Suppose the lights in a hall were to go out suddenly, and everybody tried to get to the door and all was confusion. Suddenly the lights goon. The light shows where everyone is, and what he is doing. The Lord Jesus Christ was the Great Light which tested everything.
We go on in the chapter, and we get the New Birth brought in. Only those who are born again can know anything of this outpouring of divine light and goodness which comes through Him, who was the eternal Word. He was the Word before He became flesh. Long before Christ was born, philosophers tried to understand the word “Logos,” but they did not get very far. They thought to find out the eternity of matter. But here the Spirit takes the word and stamps it with the clear meaning, which we have in John’s Gospel.
We read, “The Law was given by Moses, but grace and truth came by Jesus Christ.” What did He stand for? Grace and Truth. It is interesting to note that grace is put before truth, and yet grace is not more important than truth, nor truth more important than grace. I understand that those two nouns are followed by a single verb to show us that we cannot separate the one from the other. We have got to come to the Lord’s death to understand the secret of it, because at the Cross we find grace and truth are met together: righteousness and peace have kissed each other. If a man is convicted in our law courts he cannot expect grace: he cannot expect mercy. These two things do not come together in earthly circumstances. The only place where they come together is at the Cross and surely the Lord displayed these things in His death in a way which could not be otherwise. It was grace—amazing grace indeed—when we think of the Almighty God, the Everlasting Father, becoming a babe and then dying on the Cross—surely it was wonderful grace! You go into a garden, and you cut a stem, and this stem breaks into two stems, each stem holds a flower. So it is here—“Grace and Truth” two flowers on one stem. “The law was given by Moses; but grace and truth came by Jesus Christ.”
Then we are told He is “the only begotten Son, which is in the bosom of the Father.” The bosom of the Father means that He ever abode in the affections of the Father. It is not a question of a place, but of a condition. It must be so. There is one will between them—one plan. He carried out the Father’s will. Yes! even on the Cross He was ever in the affections of the Father. He was there from all eternity and uninterruptedly for all eternity.
When we come to the 1st Epistle of John we come to a different beginning to that of the Gospel of John.
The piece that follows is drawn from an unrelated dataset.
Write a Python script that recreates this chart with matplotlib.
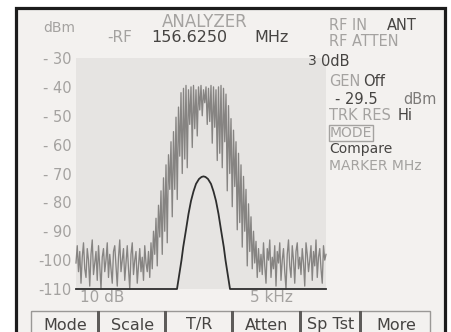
import numpy as np
import matplotlib
matplotlib.use("Agg")
import matplotlib.pyplot as plt
from matplotlib.patches import Rectangle

# ---------------- data ----------------
y_ticks = [-30, -40, -50, -60, -70, -80, -90, -100, -110]
y_tick_labels = ["- 30", "- 40", "- 50", "- 60", "- 70", "- 80", "- 90", "-100", "-110"]

# gray (live) trace, sampled every 0.25 kHz from -25 kHz to +25 kHz
gray_left = [-101, -95, -104, -97, -108, -99, -94, -103, -106, -96, -100, -109, -98, -93,
             -105, -101, -97, -107, -95, -102, -110, -99, -96, -104, -100, -94, -106, -98,
             -103, -108, -97, -95, -102, -109, -99, -93, -104, -100, -96, -107, -101, -95,
             -103, -110, -98, -94, -105, -100, -97, -108, -102, -96, -104, -99, -107, -95, -101]
gray_mid = [-104, -97, -106, -94, -103, -90, -98, -85.5, -102, -81, -92, -76, -98, -71.5,
            -90, -67, -94, -63.5, -75.5, -59, -85, -55.5, -75.5, -50.5, -79, -47, -64, -42,
            -70, -40.5, -65, -39.5, -68, -41, -53, -40, -61, -39.5, -54.5, -41, -57, -40,
            -48, -39.5, -50, -41, -45.5, -40, -53, -40.5, -52, -39.5, -59.5, -40, -54, -41,
            -65.5, -40, -63, -39.5, -68, -40.5, -59, -42.5, -76, -46.5, -70, -51, -81.5, -55,
            -74.5, -59, -89.5, -63, -87, -67, -95.5, -71, -90, -75.5, -102, -80.5, -97, -85,
            -103, -90, -101, -93.5, -106, -96, -104]
gray_right = [-98, -105, -94, -102, -108, -96, -100, -93, -106, -99, -103, -95, -109, -97,
              -101, -94, -107, -100, -96, -104, -110, -98, -93, -102, -106, -95, -100, -108,
              -97, -94, -103, -99, -105, -96, -101, -109, -94, -98, -104, -100, -95, -107,
              -97, -102, -93, -106, -99, -96, -103, -108, -95, -100, -98]
gray_db = gray_left + gray_mid + gray_right
gray_freq = np.linspace(-25, 25, len(gray_db))

# black (stored / compare) trace
black_freq = [-25, -4.8, -4.35, -3.9, -3.56, -3.0, -2.5, -2.0, -1.5, -1.0, -0.4, 0.1, 0.5,
              0.9, 1.4, 2.0, 2.5, 3.0, 3.5, 4.0, 4.56, 4.9, 5.35, 5.8, 25]
black_db = [-110, -110, -105, -100, -95.5, -89.5, -84, -79.5, -76.2, -73.6, -71.9, -71.2, -71,
            -71.2, -71.9, -73.6, -76.2, -79.5, -84, -89.5, -95.5, -100, -105, -110, -110]

buttons = ["Mode", "Scale", "T/R", "Atten", "Sp Tst", "More"]

# ---------------- style ----------------
W, H = 451, 332
LIGHT = "#a4a2a0"
DARK = "#464442"
BG = "#f3f1ef"
PLOT_BG = "#e6e4e2"

fig = plt.figure(figsize=(W / 100, H / 100), dpi=100)
fig.patch.set_facecolor("white")

# background / frame layer (pixel coordinates)
bg = fig.add_axes([0, 0, 1, 1], zorder=0)
bg.set_xlim(0, W)
bg.set_ylim(H, 0)
bg.axis("off")
bg.add_patch(Rectangle((16, 8), 429, 340, facecolor=BG, edgecolor="#1c1c1c", lw=2.3))

# main spectrum axes
L, R, T, B = 76, 326, 58, 289
ax = fig.add_axes([L / W, (H - B) / H, (R - L) / W, (B - T) / H], zorder=1)
ax.set_facecolor(PLOT_BG)
for s in ax.spines.values():
    s.set_visible(False)
ax.set_xlim(-25, 25)
ax.set_ylim(-110, -30)
ax.plot(gray_freq, gray_db, color="#868482", lw=0.95, clip_on=False)
ax.plot(black_freq, black_db, color="#2e2e2e", lw=1.3, clip_on=False)
ax.set_xticks([])
ax.set_yticks(y_ticks)
ax.set_yticklabels(y_tick_labels, color=LIGHT, fontsize=10.5)
ax.tick_params(axis="y", length=0, pad=3)

# text layer (pixel coordinates)
tx = fig.add_axes([0, 0, 1, 1], zorder=3)
tx.set_xlim(0, W)
tx.set_ylim(H, 0)
tx.axis("off")
tx.patch.set_alpha(0)

def t(x, y, s, c=LIGHT, size=10.5, ha="left", **kw):
    tx.text(x, y, s, color=c, fontsize=size, ha=ha, va="center", **kw)

t(59, 28, "dBm", size=10, ha="center")
t(205, 22, "ANALYZER", size=12, ha="center")
t(107, 38, "-RF", size=11)
t(151, 38, "156.6250", c=DARK, size=11.5)
t(254, 38, "MHz", c=DARK, size=11.5)

X0 = 329
t(X0, 26, "RF IN", size=10.5)
t(387, 26, "ANT", c=DARK, size=10.5)
t(X0, 42, "RF ATTEN", size=10.5)
t(308, 61, "3", c=DARK, size=10)
t(321, 61, "0dB", c=DARK, size=10.5)
t(X0, 82, "GEN", size=10.5)
t(363, 82, "Off", c=DARK, size=10.5)
t(335, 99, "- 29.5", c=DARK, size=10.5)
t(403, 99, "dBm", c="#7c7a78", size=10.5)
t(X0, 116, "TRK RES", size=10.5)
t(398, 116, "Hi", c=DARK, size=10.5)
t(X0 + 1, 133, "MODE", size=10,
  bbox=dict(boxstyle="square,pad=0.08", facecolor="none", edgecolor=LIGHT, lw=1.0))
t(X0, 149, "Compare", c=DARK, size=10)
t(X0, 166, "MARKER MHz", size=10)

t(80, 298, "10 dB", size=11)
t(250, 298, "5 kHz", size=11)

# soft-key button row
edges = [31, 98, 165, 232, 300, 360, 430]
top = 311
for i, lab in enumerate(buttons):
    x0, x1 = edges[i], edges[i + 1]
    tx.add_patch(Rectangle((x0, top), x1 - x0, 30, facecolor="none",
                           edgecolor="#9a9896", lw=1.0))
    t((x0 + x1) / 2 + 1, 325, lab, c=DARK, size=11.5, ha="center")
for xe in edges[1:-1]:
    tx.add_patch(Rectangle((xe - 1.5, top), 3.5, 30, facecolor="#5e5c5a",
                           edgecolor="none"))

fig.savefig("out.png", dpi=100)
The beginning here was connected with what those disciples heard on earth. The beginning was in their life time. The beginning here is the manifestation on earth of the Word becoming flesh. This is the real basis of true fellowship. It speaks of that which is from the beginning. It is very interesting to see how three of our senses are invoked. “Which we have heard”—“We have seen with our eyes”—“Our hands have handled of the Word of life.” It was no illusion to Thomas when he was told to put his hand into the Lord’s side. It is very interesting to note what those disciples saw and heard. It was a long contemplation for three-and-a-half years. Little by little the attractions of the Lord drew the disciples to Him in a wonderful way. We are not much of Christians, if our hearts are not touched by the presentation of their wonderful experiences. If these things are simply doctrines, they won’t hold us! At this time I am sure it is personal attraction to the Lord Jesus Christ, which is so necessary to draw us away from the great worldliness all around us, and self-seeking, and it is only as we are attracted to Him that our hearts are, taken out of this world, and it is only as we are attracted to Him that we can walk as strangers and pilgrims. And as we are attracted to the Lord, we shall be drawn to each other.
When the Lord ascended the disciples were found for ten days in Jerusalem in prayer, waiting for the promise of the Father. They were drawn to the Lord, and in being drawn to the Lord they were drawn to each other, and that is the basis of real power and fellowship. If I love the Lord I shall love my brethren, and if I am cold towards the Lord, I shall be cold towards my brethren. As we are drawn to the Lord, so shall we be drawn to each other. It is put in different ways and from different angles in the Scriptures. “For the life was manifested, and we have seen it, and bear witness, and show to you that Eternal Life, which was with the Father, and was manifested to us.” Eternal life never has a beginning, but there comes a point when that life was manifested, and that is what the Apostle describes. He leaves us a testimony. “That which we have seen and heard declare we to you,” etc. Those Apostles were drawn into that wonderful fellowship, and in the fulness of his heart the Apostle John links up the others with him, and tells us of this fellowship that we too may be drawn into it. We are going to be with the Lord for ever and ever. We are going to see Him and whilst we are down here, we have this wonderful fellowship, and it is given to us that our joy may be full.
Now, we go back to the beginning. How wonderful it is that God should communicate to us His mind through the Incarnate, the Eternal Word—the Lord Jesus Christ—the Word made flesh. This attracts our hearts, He did not come with pomp and power and show. He was born in a stable and cradled in a manger. He worked at a carpenter’s bench, and then in that three-and-a-half years we get His wonderful revelation of God. Think of the Gospels which show us the life of our Lord—Matthew, Mark, Luke and John. They are precious to us, and is it not beautiful to read of what John said at the end of his Gospel:“And there are also many other things which Jesus did, the which, if they should be written every one, I suppose that even the world itself could not contain the books that should be written,” as also what he says at the end of his First Epistle.
“And we know the Son of God is come, and has given us an understanding, that we may know Him that is true, and we are in Him that is true, even in His Son Jesus Christ. This is the true God, and Eternal Life.”
What a Saviour we have! What a mingling of glories is found in His blessed Person and life. We shall thank Him through all eternity for this manifestation of what God is, as seen in Him.